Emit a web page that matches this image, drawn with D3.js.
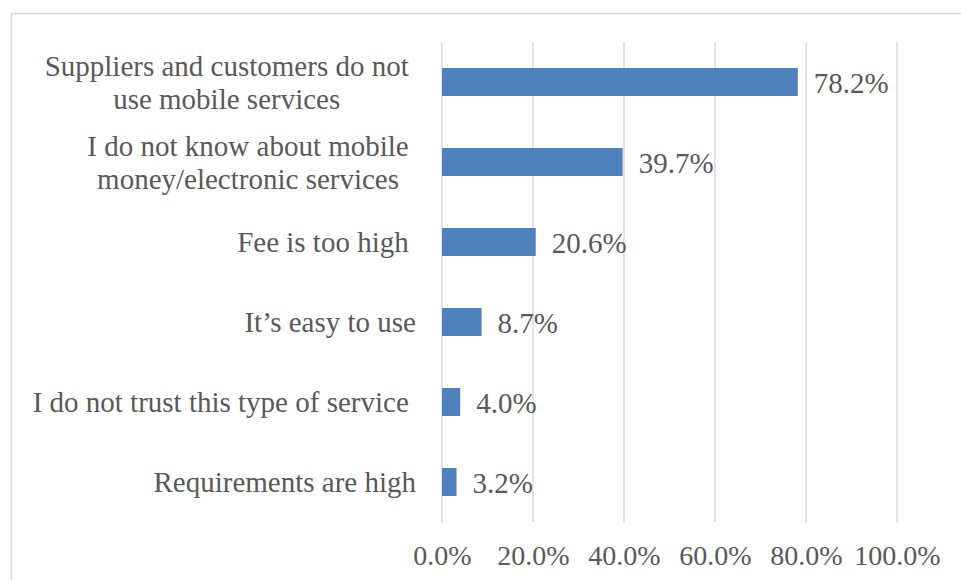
<!DOCTYPE html>
<html>
<head>
<meta charset="utf-8">
<script src="https://cdn.jsdelivr.net/npm/d3@7"></script>
<style>
  html, body { margin: 0; padding: 0; background: #fff; }
  svg text { font-family: "Liberation Serif", "Times New Roman", serif; fill: #595959; white-space: pre; }
</style>
</head>
<body>
<svg id="chart" width="961" height="580"></svg>
<script>
// Reasons for not using mobile money (share of respondents)
const categories = [
  "Suppliers and customers do not \nuse mobile services ",
  "I do not know about mobile \nmoney/electronic services ",
  "Fee is too high ",
  "It\u2019s easy to use",
  "I do not trust this type of service ",
  "Requirements are high"
];
const values = [0.782, 0.397, 0.206, 0.087, 0.040, 0.032];
const tickValues = [0, 0.2, 0.4, 0.6, 0.8, 1.0];

const data = categories.map((c, i) => ({ cat: c, value: values[i] }));

const svg = d3.select("#chart");
const W = 961, H = 580;
const labelSize = 29;
const tickSize = 28;
const grid = "#d9d9d9";

svg.append("rect").attr("width", W).attr("height", H).attr("fill", "#fff");

// chart frame (runs off the right and bottom edges)
svg.append("rect")
  .attr("x", 11.5).attr("y", 13.5)
  .attr("width", W + 20).attr("height", H + 20)
  .attr("fill", "none").attr("stroke", grid).attr("stroke-width", 1.5);

const plot = { left: 442, right: 897, top: 42, bottom: 522 };

const x = d3.scaleLinear().domain([0, 1]).range([plot.left, plot.right]);
const y = d3.scaleBand().domain(categories).range([plot.top, plot.bottom])
  .paddingInner(0.65).paddingOuter(0.325);

// vertical gridlines
svg.append("g").selectAll("line").data(tickValues).join("line")
  .attr("x1", d => x(d)).attr("x2", d => x(d))
  .attr("y1", plot.top).attr("y2", plot.bottom)
  .attr("stroke", grid).attr("stroke-width", 1.5);

// x axis labels
const xAxis = d3.axisBottom(x).tickValues(tickValues)
  .tickFormat(d3.format(".1%")).tickSize(0).tickPadding(0);
const gx = svg.append("g").attr("transform", `translate(0,${plot.bottom})`).call(xAxis);
gx.select(".domain").remove();
gx.selectAll("text")
  .attr("font-size", tickSize).attr("dy", null).attr("y", 43)
  .style("font-family", null).attr("fill", "#595959");

// bars
svg.append("g").selectAll("rect").data(data).join("rect")
  .attr("x", x(0)).attr("y", d => y(d.cat))
  .attr("width", d => x(d.value) - x(0)).attr("height", y.bandwidth())
  .attr("fill", "#4f81bd");

// value labels
svg.append("g").selectAll("text").data(data).join("text")
  .attr("x", d => x(d.value) + 16)
  .attr("y", d => y(d.cat) + y.bandwidth() / 2)
  .attr("dy", "0.38em")
  .attr("font-size", labelSize)
  .text(d => d3.format(".1%")(d.value));

// category labels: right-aligned block, wrapped lines centred within it
const labelRight = 416;
const lineH = 33;
const labels = svg.append("g");
data.forEach(d => {
  const lines = d.cat.split("\n");
  const cy = y(d.cat) + y.bandwidth() / 2;
  const g = labels.append("g");
  const ts = lines.map((ln, i) => g.append("text")
    .attr("font-size", labelSize)
    .attr("y", cy + (i - (lines.length - 1) / 2) * lineH)
    .attr("dy", "0.36em")
    .text(ln));
  const widths = ts.map(t => t.node().getComputedTextLength());
  const maxW = d3.max(widths);
  const mid = labelRight - maxW / 2;
  ts.forEach(t => t.attr("x", mid).attr("text-anchor", "middle"));
});
</script>
</body>
</html>
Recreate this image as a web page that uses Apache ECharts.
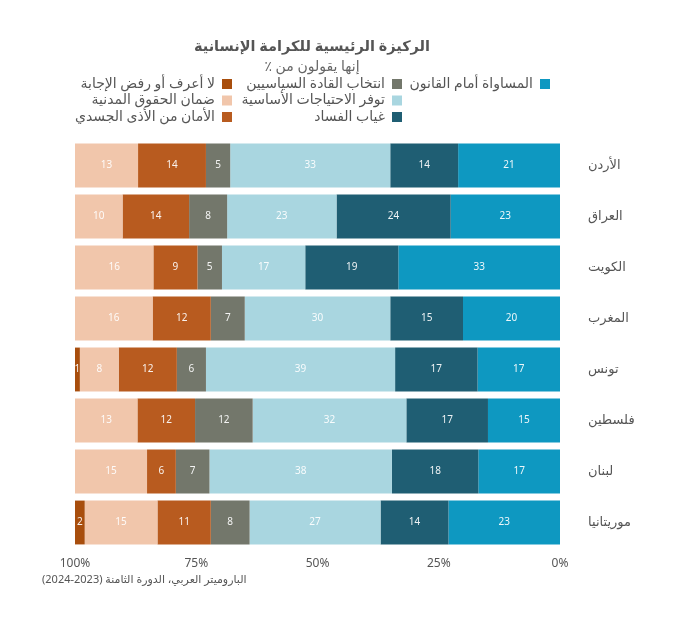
<!DOCTYPE html>
<html lang="ar">
<head>
    <meta charset="UTF-8">
    <title>الركيزة الرئيسية للكرامة الإنسانية</title>
    <script src="https://cdn.jsdelivr.net/npm/echarts@6/dist/echarts.min.js"></script>
    <style>
        html, body { margin: 0; padding: 0; background: #fff; }
        #main { width: 680px; height: 628px; }
    </style>
</head>
<body>
    <div id="main" dir="ltr"></div>

    <script>
        // البيانات
        const countries = ['الأردن', 'العراق', 'الكويت', 'المغرب', 'تونس', 'فلسطين', 'لبنان', 'موريتانيا'];
        const equality    = [21, 23, 33, 20, 17, 15, 17, 23];
        const corruption  = [14, 24, 19, 15, 17, 17, 18, 14];
        const basicNeeds  = [33, 23, 17, 30, 39, 32, 38, 27];
        const elections   = [5, 8, 5, 7, 6, 12, 7, 8];
        const safety      = [14, 14, 9, 12, 12, 12, 6, 11];
        const civilRights = [13, 10, 16, 16, 8, 13, 15, 15];
        const dontKnow    = [0, 0, 0, 0, 1, 0, 0, 2];
        const xTicks = [0, 25, 50, 75, 100];

        const seriesDefs = [
            { name: 'المساواة أمام القانون', values: equality, color: '#0e98c1' },
            { name: 'غياب الفساد', values: corruption, color: '#1f5e73' },
            { name: 'توفر الاحتياجات الأساسية', values: basicNeeds, color: '#a9d6e0' },
            { name: 'انتخاب القادة السياسيين', values: elections, color: '#73776b' },
            { name: 'الأمان من الأذى الجسدي', values: safety, color: '#b85b1f' },
            { name: 'ضمان الحقوق المدنية', values: civilRights, color: '#f1c6ab' },
            { name: 'لا أعرف أو رفض الإجابة', values: dontKnow, color: '#a84e0d' }
        ];

        // مجموع كل صف (الأرقام مقربة، لذلك نعيد التوزيع إلى 100)
        const rowTotals = countries.map((c, i) =>
            seriesDefs.reduce((s, d) => s + d.values[i], 0));

        const FONT = '"Noto Sans", "DejaVu Sans", sans-serif';

        const series = seriesDefs.map(d => ({
            name: d.name,
            type: 'bar',
            stack: 'total',
            barWidth: '86%',
            itemStyle: { color: d.color },
            label: {
                show: true,
                position: 'inside',
                color: 'rgba(255,255,255,0.92)',
                fontSize: 10,
                fontFamily: FONT,
                formatter: p => d.values[p.dataIndex] > 0 ? String(d.values[p.dataIndex]) : ''
            },
            emphasis: { disabled: true },
            data: d.values.map((v, i) => v * 100 / rowTotals[i])
        }));

        const legendBase = {
            orient: 'vertical',
            align: 'right',
            top: 72,
            itemWidth: 10,
            itemHeight: 10,
            itemGap: 2.5,
            selectedMode: false,
            icon: 'rect',
            textStyle: { color: '#555', fontSize: 14, fontFamily: FONT, lineHeight: 13, padding: [0, 2, 0, 0] }
        };

        const option = {
            animation: false,
            textStyle: { fontFamily: FONT },
            legend: [
                Object.assign({}, legendBase, { right: 125, data: [seriesDefs[0].name] }),
                Object.assign({}, legendBase, { right: 273, data: [seriesDefs[3].name, seriesDefs[2].name, seriesDefs[1].name] }),
                Object.assign({}, legendBase, { right: 443, data: [seriesDefs[6].name, seriesDefs[5].name, seriesDefs[4].name] })
            ],
            grid: { left: 75, right: 120, top: 140, bottom: 80 },
            xAxis: {
                type: 'value',
                inverse: true,
                min: xTicks[0],
                max: xTicks[xTicks.length - 1],
                interval: 25,
                splitLine: { show: false },
                axisLine: { show: false },
                axisTick: { show: false },
                axisLabel: {
                    color: '#555',
                    fontSize: 12,
                    margin: 10,
                    formatter: v => v + '%'
                }
            },
            yAxis: {
                type: 'category',
                inverse: true,
                position: 'right',
                data: countries,
                axisLine: { show: false },
                axisTick: { show: false },
                axisLabel: {
                    color: '#555',
                    fontSize: 13,
                    align: 'left',
                    margin: 28
                }
            },
            graphic: [
                {
                    type: 'text',
                    style: {
                        x: 312, y: 47,
                        text: 'الركيزة الرئيسية للكرامة الإنسانية',
                        textAlign: 'center', textVerticalAlign: 'middle',
                        font: 'bold 14.5px ' + FONT,
                        fill: '#555'
                    }
                },
                {
                    // كل جزء يُرسم على حدة حتى يبقى الترتيب كما في الأصل
                    type: 'text',
                    style: {
                        x: 312, y: 67,
                        text: '{p|٪} {t|إنها يقولون من}',
                        textAlign: 'center', textVerticalAlign: 'middle',
                        font: '14px ' + FONT,
                        fill: '#666',
                        rich: {
                            p: { fontSize: 14, fontFamily: FONT, fill: '#666' },
                            t: { fontSize: 14, fontFamily: FONT, fill: '#666' }
                        }
                    }
                },
                {
                    type: 'text',
                    style: {
                        x: 42, y: 580,
                        text: '{n|(2024-2023)} {t|الباروميتر العربي، الدورة الثامنة}',
                        textAlign: 'left', textVerticalAlign: 'middle',
                        font: '11px ' + FONT,
                        fill: '#555',
                        rich: {
                            n: { fontSize: 11, fontFamily: FONT, fill: '#555' },
                            t: { fontSize: 11, fontFamily: FONT, fill: '#555' }
                        }
                    }
                }
            ],
            series: series
        };

        const chart = echarts.init(document.getElementById('main'));
        chart.setOption(option);
    </script>
</body>
</html>
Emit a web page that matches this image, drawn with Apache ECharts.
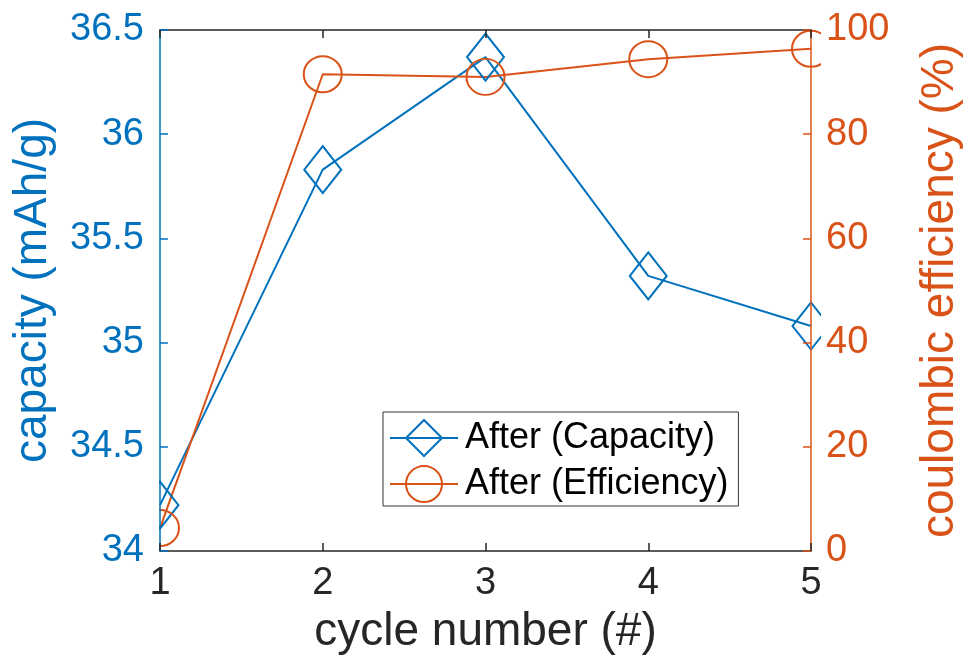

-*-

**AIM OF THE EXERCISE**
In the entries above, find every line holding the word "image" and copy it out.

**TASK SOLUTION**
Emit a web page that matches this image, drawn with D3.js.
Recreate this image as a web page that uses Apache ECharts.
Emit a web page that matches this image, drawn with Apache ECharts.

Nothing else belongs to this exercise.